**Your instructions**
Extract each line bearing the word "picture".

**Charts and diagrams as code**

**********

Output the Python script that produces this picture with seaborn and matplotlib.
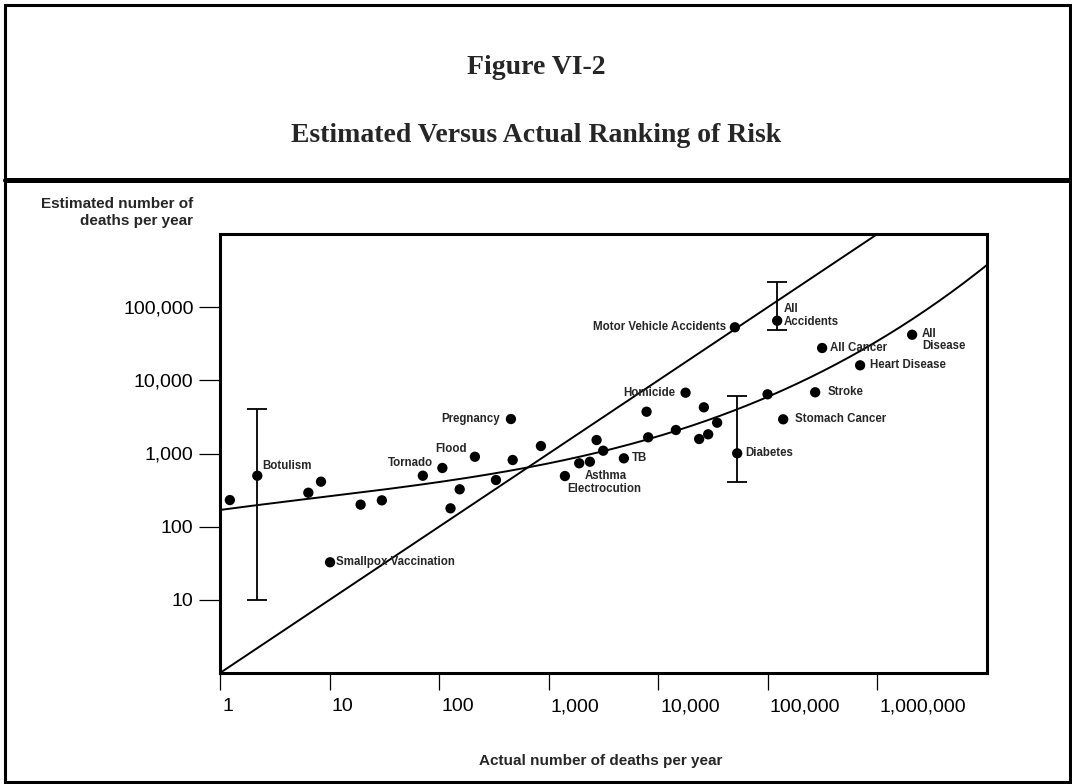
import numpy as np
import pandas as pd
import matplotlib
matplotlib.use("Agg")
import matplotlib.pyplot as plt
import matplotlib.transforms as mtransforms
import seaborn as sns
from matplotlib.ticker import NullLocator
from matplotlib.lines import Line2D
from matplotlib.patches import Rectangle

# ---------------- data ----------------
actual = [1.23, 2.19, 6.4, 8.35, 19.2, 30, 10.1, 71, 107, 212, 127, 154, 330, 469,
          452, 849, 1406, 1898, 2377, 2735, 3143, 4853, 7820, 8091, 17740, 14480,
          26060, 34450, 23610, 28530, 52480, 50000, 121600, 312900, 695000,
          2074000, 270300, 138000, 99370]
estimated = [231, 497, 291, 412, 200, 229, 32.6, 497, 634, 903, 178, 324, 434, 815,
             2960, 1265, 492, 735, 772, 1528, 1092, 859, 3724, 1664, 6776, 2094,
             4278, 2636, 1578, 1829, 1006, 53060, 65280, 27660, 16040, 42000,
             6862, 2933, 6442]
point_labels = ["", "Botulism", "", "", "", "", "Smallpox Vaccination", "", "Tornado",
                "Flood", "", "", "", "", "Pregnancy", "", "Electrocution", "Asthma",
                "", "", "", "TB", "", "", "Homicide", "", "", "", "", "",
                "Diabetes", "Motor Vehicle Accidents", "All\nAccidents", "All Cancer",
                "Heart Disease", "All\nDisease", "Stroke", "Stomach Cancer", ""]

# range bars (low / high estimates)
range_actual = [2.19, 52480, 121600]
range_mid = [497, 1006, 65280]
range_low = [10, 404, 48730]
range_high = [4000, 6170, 218700]

# fitted curve
curve_actual = [1.04, 24.2, 492, 1026, 3140, 8090, 14700, 53600, 100700, 560000,
                796000, 2090000, 9950000]
curve_estimated = [178, 271, 614, 773, 1091, 1663, 2143, 3724, 6295, 18970, 27420,
                   70800, 389000]

# perfect-agreement diagonal
diag_actual = [1, 10000000]
diag_estimated = [1, 10000000]

x_ticks = [1, 10, 100, 1000, 10000, 100000, 1000000]
x_ticklabels = ["1", "10", "100", "1,000", "10,000", "100,000", "1,000,000"]
y_ticks = [10, 100, 1000, 10000, 100000]
y_ticklabels = ["10", "100", "1,000", "10,000", "100,000"]

# label placement (pixel offsets from the point) and alignment
label_offsets = {
    "Botulism": (5, 10, "left"),
    "Smallpox Vaccination": (6, 0, "left"),
    "Tornado": (-9, 5, "right"),
    "Flood": (-8, 8, "right"),
    "Pregnancy": (-11, 0, "right"),
    "Electrocution": (2, -13, "left"),
    "Asthma": (6, -13, "left"),
    "TB": (8, 0, "left"),
    "Homicide": (-10, 0, "right"),
    "Diabetes": (8, 0, "left"),
    "Motor Vehicle Accidents": (-9, 0, "right"),
    "All\nAccidents": (7, 5, "left"),
    "All Cancer": (8, 0, "left"),
    "Heart Disease": (10, 0, "left"),
    "All\nDisease": (10, -5, "left"),
    "Stroke": (12, 0, "left"),
    "Stomach Cancer": (12, 0, "left"),
}

# ---------------- style ----------------
sns.set_style("white")
plt.rcParams['font.family'] = ['Liberation Sans', 'DejaVu Sans']

W, H = 1072, 784
fig = plt.figure(figsize=(W / 100, H / 100), dpi=100)
fig.patch.set_facecolor("white")

ax_l, ax_r, ax_t, ax_b = 220, 987, 234, 673
ax = fig.add_axes([ax_l / W, 1 - ax_b / H, (ax_r - ax_l) / W, (ax_b - ax_t) / H])
ax.set_xscale("log")
ax.set_yscale("log")

# diagonal
diag_df = pd.DataFrame({"actual": diag_actual, "estimated": diag_estimated})
sns.lineplot(data=diag_df, x="actual", y="estimated", color="black", lw=1.4,
             estimator=None, ax=ax)

# smooth curve through traced points (cubic in log space)
coef = np.polyfit(np.log10(curve_actual), np.log10(curve_estimated), 3)
tt = np.linspace(0, 7, 300)
curve_df = pd.DataFrame({"actual": 10 ** tt, "estimated": 10 ** np.polyval(coef, tt)})
sns.lineplot(data=curve_df, x="actual", y="estimated", color="black", lw=1.4,
             estimator=None, sort=False, ax=ax)

# range bars
ax.errorbar(range_actual, range_mid,
            yerr=[np.array(range_mid) - np.array(range_low),
                  np.array(range_high) - np.array(range_mid)],
            fmt="none", ecolor="black", elinewidth=1.3, capsize=7, capthick=1.3,
            zorder=2)

# points
df = pd.DataFrame({"actual": actual, "estimated": estimated, "label": point_labels})
sns.scatterplot(data=df, x="actual", y="estimated", color="black", s=55,
                edgecolor="none", ax=ax, zorder=3)

for _, row in df.iterrows():
    if row["label"]:
        dx, dy, ha = label_offsets[row["label"]]
        ax.annotate(row["label"], (row["actual"], row["estimated"]), xytext=(dx, dy),
                    textcoords="offset pixels", ha=ha, va="center", fontsize=8.3,
                    fontweight="bold", linespacing=1.05, zorder=4)

ax.set_xlim(1, 1e7)
ax.set_ylim(1, 1e6)

ax.set_xticks(x_ticks)
ax.set_xticklabels(x_ticklabels)
ax.set_yticks(y_ticks)
ax.set_yticklabels(y_ticklabels)
ax.xaxis.set_minor_locator(NullLocator())
ax.yaxis.set_minor_locator(NullLocator())
ax.tick_params(axis="x", bottom=True, direction="out", length=12, width=0.9,
               pad=6, labelsize=14, colors="black")
ax.tick_params(axis="y", left=True, direction="out", length=15, width=0.9,
               pad=4, labelsize=14, colors="black")
# x tick labels start at their tick (left aligned, small offset)
shift = mtransforms.ScaledTranslation(2 / 100, 0, fig.dpi_scale_trans)
for lab in ax.get_xticklabels():
    lab.set_ha("left")
    lab.set_transform(lab.get_transform() + shift)

for s in ax.spines.values():
    s.set_visible(True)
    s.set_color("black")
    s.set_linewidth(2.2)

ax.set_xlabel("Actual number of deaths per year", fontsize=11, fontweight="bold",
              va="center")
ax.xaxis.set_label_coords((601 - ax_l) / (ax_r - ax_l), (ax_b - 761) / (ax_b - ax_t))
ax.set_ylabel("Estimated number of\ndeaths per year", fontsize=11, fontweight="bold",
              rotation=0, ha="right", va="center", linespacing=1.2)
ax.yaxis.set_label_coords((193 - ax_l) / (ax_r - ax_l), (ax_b - 212.5) / (ax_b - ax_t))

# titles
serif = ['Liberation Serif', 'DejaVu Serif']
fig.text(0.5, 1 - 68 / H, "Figure VI-2", ha="center", va="center", fontsize=20,
         fontweight="bold", family=serif)
fig.text(0.5, 1 - 136 / H, "Estimated Versus Actual Ranking of Risk", ha="center",
         va="center", fontsize=20, fontweight="bold", family=serif)

# frame and divider
fig.add_artist(Rectangle((5 / W, 1 - 781.5 / H), 1065 / W, 776.5 / H,
                         transform=fig.transFigure, fill=False, edgecolor="black",
                         linewidth=2.2))
fig.add_artist(Line2D([5 / W, 1070 / W], [1 - 180 / H, 1 - 180 / H],
                      transform=fig.transFigure, color="black", linewidth=3.6))

fig.savefig("out.png", dpi=100, facecolor="white")
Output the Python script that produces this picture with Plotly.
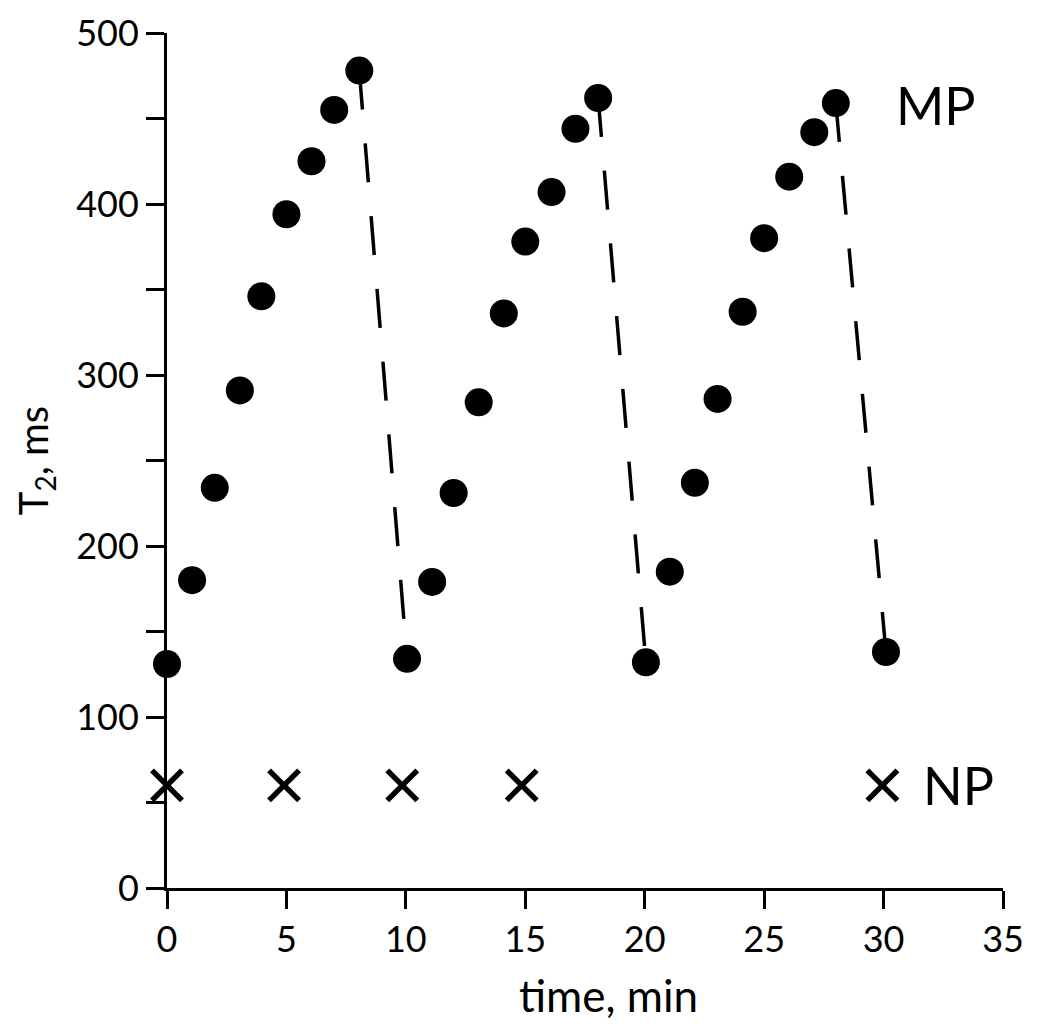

**********

**Complete answer**
Output the Python script that produces this picture with seaborn and matplotlib.
Output the Python script that produces this picture with Plotly.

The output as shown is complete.